Remaining Omega Points can then be used to alter or improve the character:
- Increasing one Aspect or Science by decreasing another = 1 OP per point altered (eg raising Stasis by 1 and lowering Memory by 1 = 2 OPs)
- Raising an Aspect by one point = OPs equal to TWICE the new score Raising an Science by one point = OPs equal to the new score
- Developing a new Power = the starting cost of the Power in OPs (NB old Powers can be “bought off” for their value in OPs)
- Changing Ethical Code = 3 OPs within the same College, 5 OPs outside of College
- Changing Eclipse/Regeneration Path = 5 OPs
In addition, the Time Lord must pay for these underlying changes:
- Changing War or Fault Cards = 3 OPs each
Regeneration itself can be a spectacular business and the form it takes is based on the Time Lord’s college and Eclipse path:
Prydonians regenerate with the energies of Dynamism. Fiery burst of power erupt from the Time Lord’ face, arms and legs, disguising the transformation itself. This power can be used destructively; blowing things up for example (treat as Battle Science with a rating equal to the Time Lord’s Dynamism).
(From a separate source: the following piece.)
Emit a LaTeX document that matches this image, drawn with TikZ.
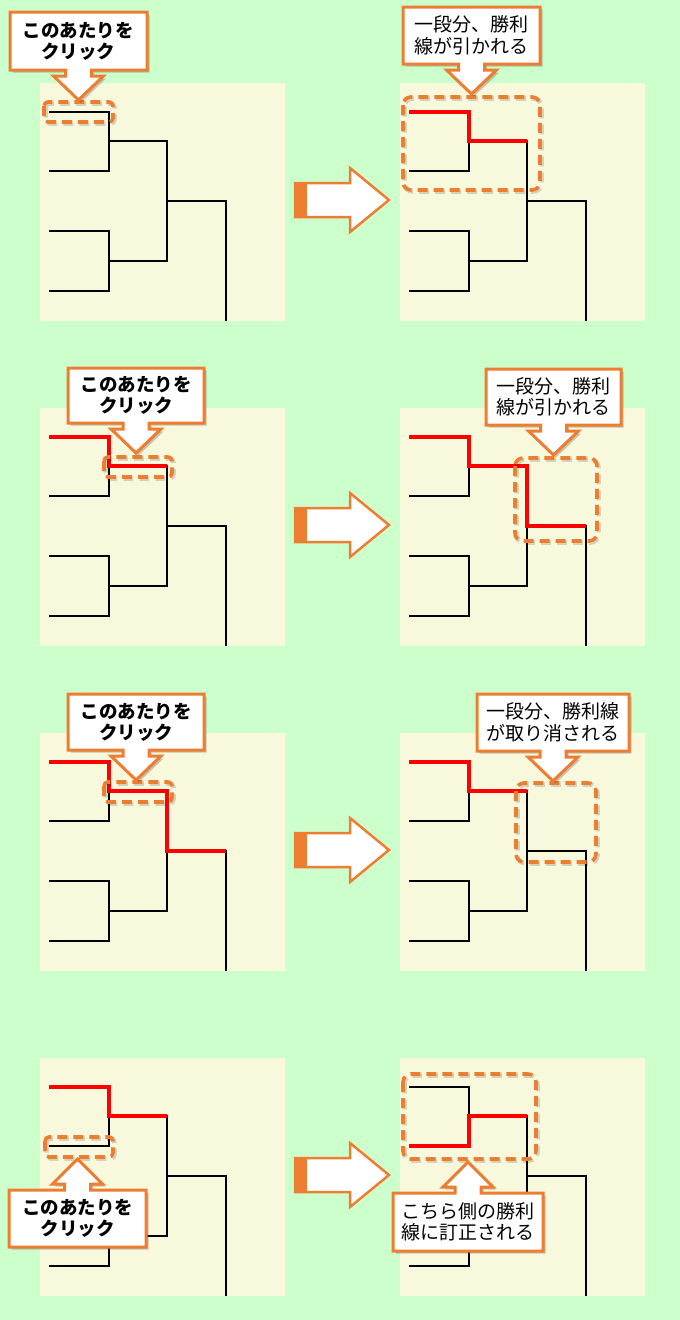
\documentclass[tikz,border=0pt]{standalone}
\usepackage{fontspec}
\newfontfamily\jp{Noto Sans CJK JP}
\usetikzlibrary{shadows}
\definecolor{bggreen}{HTML}{CCFFCC}
\definecolor{panelc}{HTML}{F8F9DC}
\definecolor{orng}{HTML}{ED7D31}
\tikzset{
  bline/.style={line width=1.1pt, black},
  rline/.style={line width=3.2pt, red, line join=miter},
  dbox/.style={draw=orng, line width=3.6pt, dash pattern=on 10pt off 6pt},
  dshadow/.style={draw=black, opacity=0.15, line width=4.5pt, dash pattern=on 10pt off 6pt},
  callout/.style={draw=orng, line width=3pt, fill=white, line join=miter,
    drop shadow={shadow xshift=2.5pt, shadow yshift=-2.5pt, opacity=0.3, fill=black!70}},
  ctext/.style={font=\jp\fontsize{19}{21.5}\selectfont, align=center, inner sep=0pt},
  btext/.style={ctext, font=\jp\bfseries\fontsize{18.5}{21}\selectfont},
  bigarr/.style={draw=orng, line width=2.5pt, fill=white, line join=miter},
}
\newcommand\bracketat[2]{%
  \begin{scope}[shift={(#1,#2)}]
    \fill[panelc] (0,0) rectangle (245,238);
    \draw[bline] (9,29) -| (69,88) -- (9,88);
    \draw[bline] (9,148) -| (69,208) -- (9,208);
    \draw[bline] (69,58) -| (127,178) -- (69,178);
    \draw[bline] (127,118) -| (186,238);
  \end{scope}}
\newcommand\redA[2]{\draw[rline,shift={(#1,#2)}] (9,29) -| (69,58) -- (127,58);}
\newcommand\redB[2]{\draw[rline,shift={(#1,#2)}] (9,29) -| (69,58) -| (127,118) -- (186,118);}
\newcommand\redC[2]{\draw[rline,shift={(#1,#2)}] (9,88) -| (69,58) -- (127,58);}
\newcommand\dashedbox[5]{%
  \draw[dshadow, rounded corners=#5] (#1+1.5,#2+1.5) rectangle (#3+1.5,#4+1.5);
  \draw[dbox, rounded corners=#5] (#1,#2) rectangle (#3,#4);}
\newcommand\bigarrow[1]{%
  \begin{scope}[shift={(0,#1)}]
    \draw[bigarr] (295,-17) -- (350,-17) -- (350,-32) -- (389,0) -- (350,32) -- (350,17) -- (295,17) -- cycle;
    \fill[orng] (294,-18.2) rectangle (307,18.2);
  \end{scope}}
% callout with pointer downwards: x1,y1,x2,y2,name,style,text
\newcommand\calloutdown[7]{%
  \path[callout] (#1,#2) -- (#3,#2) -- (#3,#4) -- ({(#1+#3)/2+13},#4) -- ({(#1+#3)/2+13},#4+6)
    -- ({(#1+#3)/2+25},#4+6) -- ({(#1+#3)/2},#4+30) -- ({(#1+#3)/2-25},#4+6)
    -- ({(#1+#3)/2-13},#4+6) -- ({(#1+#3)/2-13},#4) -- (#1,#4) -- cycle;
  \node[#6] (#5) at ({(#1+#3)/2},{(#2+#4)/2}) {#7};}
% callout with pointer upwards
\newcommand\calloutup[7]{%
  \path[callout] (#1,#4) -- (#3,#4) -- (#3,#2) -- ({(#1+#3)/2+13},#2) -- ({(#1+#3)/2+13},#2-6)
    -- ({(#1+#3)/2+25},#2-6) -- ({(#1+#3)/2},#2-31) -- ({(#1+#3)/2-25},#2-6)
    -- ({(#1+#3)/2-13},#2-6) -- ({(#1+#3)/2-13},#2) -- (#1,#2) -- cycle;
  \node[#6] (#5) at ({(#1+#3)/2},{(#2+#4)/2}) {#7};}
\begin{document}
\begin{tikzpicture}[x=1pt,y=-1pt]
  \fill[bggreen] (0,0) rectangle (680,1320);
  \useasboundingbox (0,0) rectangle (680,1320);
  % panels and brackets
  \bracketat{40}{83}   \bracketat{400}{83}
  \bracketat{40}{408}  \bracketat{400}{408}
  \bracketat{40}{733}  \bracketat{400}{733}
  \bracketat{40}{1058} \bracketat{400}{1058}
  % red winner lines
  \redA{400}{83}
  \redA{40}{408}  \redB{400}{408}
  \redB{40}{733}  \redA{400}{733}
  \redA{40}{1058} \redC{400}{1058}
  % dashed highlight boxes
  \dashedbox{44}{102}{113}{122}{4pt}
  \dashedbox{403}{97}{540}{190}{8pt}
  \dashedbox{104}{457}{172}{477}{4pt}
  \dashedbox{515}{458}{597}{541}{8pt}
  \dashedbox{104}{782}{172}{802}{4pt}
  \dashedbox{516}{783}{596}{862}{8pt}
  \dashedbox{45}{1137}{113}{1157}{4pt}
  \dashedbox{403}{1074}{536}{1159}{8pt}
  % arrows between panels
  \bigarrow{200} \bigarrow{525} \bigarrow{850} \bigarrow{1175}
  % callouts
  \calloutdown{10}{12}{147}{70}{c1l}{btext}{このあたりを\\クリック}
  \calloutdown{403}{7}{540}{64}{c1r}{ctext}{一段分、勝利\\線が引かれる}
  \calloutdown{68}{368}{204}{423}{c2l}{btext}{このあたりを\\クリック}
  \calloutdown{486}{369}{621}{425}{c2r}{ctext}{一段分、勝利\\線が引かれる}
  \calloutdown{68}{694}{204}{750}{c3l}{btext}{このあたりを\\クリック}
  \calloutdown{477}{694}{629}{751}{c3r}{ctext}{一段分、勝利線\\が取り消される}
  \calloutup{9}{1190}{146}{1247}{c4l}{btext}{このあたりを\\クリック}
  \calloutup{393}{1193}{543}{1251}{c4r}{ctext}{こちら側の勝利\\線に訂正される}
\end{tikzpicture}
\end{document}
Arcalians regenerate with the adaptability of Stasis. Their features run and flow disturbingly and for a number of hours after the start of Regeneration (time equal to their Stasis) they can take on different form, finally settling on one which will be their permanent appearance. (Yes, this is a resolution for the “Romana Regeneration controversy”). This gives Arcalians some control over their form, enabling them to take the form of other people (the way Romana took the form of Princess Astra) or humanoid aliens.
Patrexes regenerate with the power of Memory. The regeneration is serene, bathing the Time Lord in white light. Patrexes particularly delight in regenerating into their Cho Je and gain the full benefit of both the Watcher and the Cho Je if they do this.
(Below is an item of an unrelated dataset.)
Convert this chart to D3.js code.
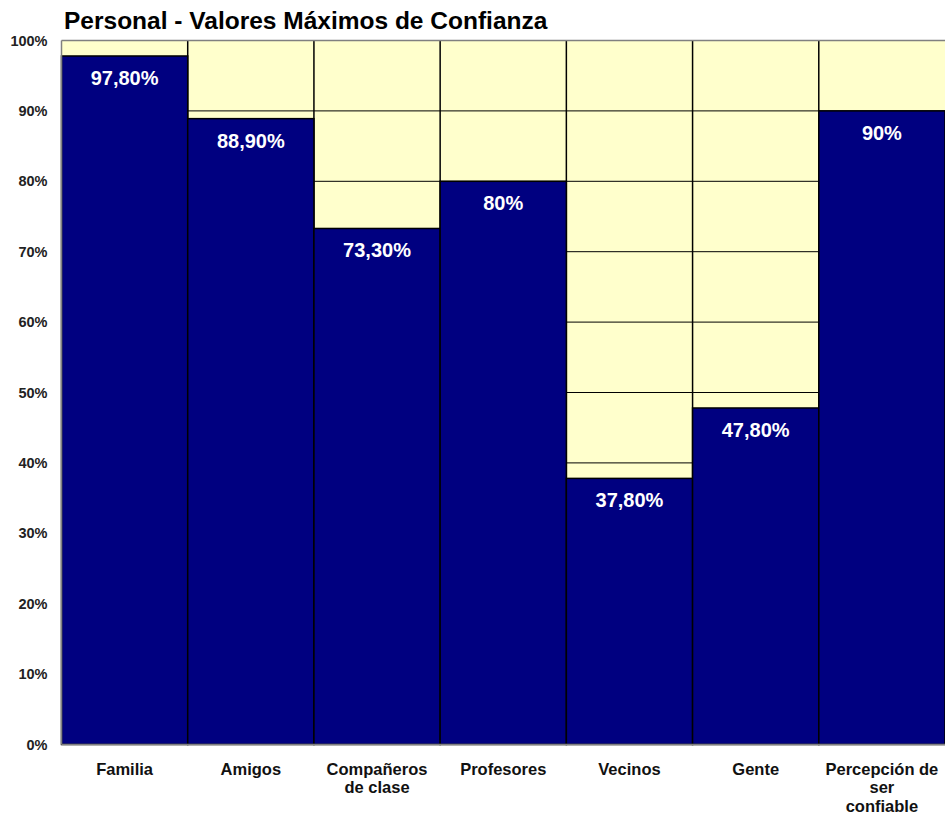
<!DOCTYPE html>
<html>
<head>
<meta charset="utf-8">
<script src="https://cdn.jsdelivr.net/npm/d3@7"></script>
<style>
  body { margin: 0; background: #fff; }
  text { font-family: "Liberation Sans", Arial, sans-serif; font-weight: bold; }
</style>
</head>
<body>
<div id="chart"></div>
<script>
var categories = ["Familia", "Amigos", "Compañeros de clase", "Profesores", "Vecinos", "Gente", "Percepción de ser confiable"];
var values = [97.8, 88.9, 73.3, 80, 37.8, 47.8, 90];
var valueLabels = ["97,80%", "88,90%", "73,30%", "80%", "37,80%", "47,80%", "90%"];
var tickValues = [0, 10, 20, 30, 40, 50, 60, 70, 80, 90, 100];

var opt = {
  width: 945, height: 817,
  margin: {top: 40.5, right: 0, bottom: 72.5, left: 61.5}
};
var inWidth = opt.width - opt.margin.left - opt.margin.right;
var inHeight = opt.height - opt.margin.top - opt.margin.bottom;

var svg = d3.select("#chart").append("svg")
  .attr("width", opt.width)
  .attr("height", opt.height);

svg.append("text")
  .attr("x", 64).attr("y", 29)
  .style("font-size", "24.5px")
  .style("fill", "#000")
  .text("Personal - Valores Máximos de Confianza");

var g = svg.append("g")
  .attr("transform", `translate(${opt.margin.left},${opt.margin.top})`);

var x = d3.scaleBand().domain(categories).range([0, inWidth]).padding(0);
var y = d3.scaleLinear().domain([0, 100]).range([inHeight, 0]);

// plot background
g.append("rect")
  .attr("width", inWidth).attr("height", inHeight)
  .style("fill", "#FFFFCC");

// gridlines
g.selectAll(".grid")
  .data(tickValues.filter(d => d > 0 && d < 100)).enter()
  .append("line")
  .attr("x1", 0).attr("x2", inWidth)
  .attr("y1", d => y(d)).attr("y2", d => y(d))
  .style("stroke", "#000").style("stroke-width", 1);

// vertical dividers in background
g.selectAll(".vdiv")
  .data(categories.slice(1)).enter()
  .append("line")
  .attr("x1", d => x(d)).attr("x2", d => x(d))
  .attr("y1", 0).attr("y2", inHeight)
  .style("stroke", "#000").style("stroke-width", 1.5);

// bars
g.selectAll(".bar")
  .data(values).enter()
  .append("rect")
  .attr("x", (d, i) => x(categories[i]))
  .attr("y", d => y(d))
  .attr("width", x.bandwidth())
  .attr("height", d => inHeight - y(d))
  .style("fill", "#000080")
  .style("stroke", "#000")
  .style("stroke-width", 1.5);

// value labels
g.selectAll(".vlabel")
  .data(values).enter()
  .append("text")
  .attr("x", (d, i) => x(categories[i]) + x.bandwidth() / 2)
  .attr("y", d => y(d) + 29)
  .attr("text-anchor", "middle")
  .style("font-size", "20px")
  .style("fill", "#fff")
  .text((d, i) => valueLabels[i]);

// plot frame (top/left/bottom grey)
g.append("line").attr("x1", 0).attr("x2", inWidth).attr("y1", 0).attr("y2", 0)
  .style("stroke", "#808080").style("stroke-width", 1.5);
g.append("line").attr("x1", 0).attr("x2", 0).attr("y1", 0).attr("y2", inHeight)
  .style("stroke", "#808080").style("stroke-width", 1.5);
g.append("line").attr("x1", 0).attr("x2", inWidth).attr("y1", inHeight).attr("y2", inHeight)
  .style("stroke", "#808080").style("stroke-width", 1.5);

// y axis labels
var yAxis = g.append("g")
  .call(d3.axisLeft(y).tickValues(tickValues).tickFormat(d => d + "%").tickSize(0).tickPadding(14));
yAxis.select(".domain").remove();
yAxis.selectAll("text")
  .style("font-size", "14.5px")
  .style("fill", "#222")
  .style("font-family", '"Liberation Sans", Arial, sans-serif')
  .style("font-weight", "bold");

// x axis labels, wrapped
var xLines = [["Familia"], ["Amigos"], ["Compañeros", "de clase"], ["Profesores"], ["Vecinos"], ["Gente"], ["Percepción de", "ser", "confiable"]];
var xl = g.selectAll(".xlabel")
  .data(categories).enter()
  .append("text")
  .attr("transform", d => `translate(${x(d) + x.bandwidth() / 2},${inHeight + 30})`)
  .attr("text-anchor", "middle")
  .style("font-size", "16.5px")
  .style("fill", "#111");
xl.each(function(d, i) {
  d3.select(this).selectAll("tspan")
    .data(xLines[i]).enter()
    .append("tspan")
    .attr("x", 0)
    .attr("dy", (t, j) => j === 0 ? 0 : 18.5)
    .text(t => t);
});
</script>
</body>
</html>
Ceruleans regenerate with the energies of Foresight taken directly from the Time Vortex. This is disturbing to watch. The Time Lord ages and rots (rather like a speeded-up version of their Eclipse Path) and the new flesh slowly creeps across their bones. Most of the Lower Races (like humans) react with horror at the sight of this and make every effort to get away and stay away till the grisly transformation is complete.
After Regeneration, the Time Lord enters Eclipse and descends to the 3rd stage in a matter of minutes. Constant care from a Companion can nurse the Time Lord out of Eclipse over a period of hours or days. If the Time Lord is taken to a Zero Room in the TARDIS, he will be free of the effect of Eclipse but it will return when he leaves the Zero Room. During this time (and often for some hours afterwards) the intense Regenerative energies in the Time Lord’s body give him a temporary Stasis of 10!
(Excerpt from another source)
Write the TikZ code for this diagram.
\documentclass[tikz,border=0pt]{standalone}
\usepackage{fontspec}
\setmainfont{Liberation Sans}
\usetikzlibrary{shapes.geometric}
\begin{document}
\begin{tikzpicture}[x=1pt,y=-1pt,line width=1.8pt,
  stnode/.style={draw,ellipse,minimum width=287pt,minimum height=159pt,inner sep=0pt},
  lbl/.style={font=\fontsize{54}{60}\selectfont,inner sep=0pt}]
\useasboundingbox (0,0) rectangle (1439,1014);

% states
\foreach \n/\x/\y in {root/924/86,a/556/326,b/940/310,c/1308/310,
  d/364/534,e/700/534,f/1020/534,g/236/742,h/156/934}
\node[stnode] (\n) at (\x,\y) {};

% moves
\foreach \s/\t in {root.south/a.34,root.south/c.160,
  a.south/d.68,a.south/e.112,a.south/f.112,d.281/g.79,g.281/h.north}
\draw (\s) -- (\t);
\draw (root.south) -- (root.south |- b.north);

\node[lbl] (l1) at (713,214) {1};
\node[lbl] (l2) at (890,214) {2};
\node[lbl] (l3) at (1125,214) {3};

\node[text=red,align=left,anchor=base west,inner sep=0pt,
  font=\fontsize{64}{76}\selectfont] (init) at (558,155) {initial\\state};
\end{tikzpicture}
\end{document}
Often, the player will save up Omega Points and decide when it’s time to Regenerate, telling the GM before the start of an adventure. The GM and the player will negotiate circumstances where the Time Lord is poisoned, irradiated or falls from a great height (or whatever).The player might like to invoke the Watcher, a forward projection of the Time Lord’s next incarnation. The Watcher can take two forms:
- The Phantom Watcher is a ghost-like figure who appears throughout the adventure. It merges with the Time Lord at the moment of Regeneration. The Phantom Watcher triggers regeneration regardless of the extent of the Time Lord’s injuries and ensures the Time Lord has several hours of lucid activity before Eclipse sets in. Phantom Watchers are good for intensely dangerous adventures, ensuring the Time Lord can recover and escape (or carry on the battle and win) before Eclipsing.
- The Cho-Je is a physical manifestation of the Time Lord’s next incarnation, often appearing to be a new Companion. A Time Lord will recognise his Cho-Je and want to spend time getting to know him. This enables the Time Lord to change War/Fault cards for free, giving more OPs to spend on improving the character. However, the Cho-Je does not heal the Time Lord’s body or reduce Eclipse the way a Phantom Watcher does. The Cho-Je is suited for quieter, more thoughtful adventures when the player wants to role play his new personality as a “trial run”.
To invoke a Watcher requires a number of OPs equal to the Time Lord’s highest Aspect, but this means some of the Regeneration is “paid for” when the Watcher merges with the Time Lord’s body. However, when a Time Lord’s “death” takes him entirely by surprise, there’s no time to invoke the Watcher.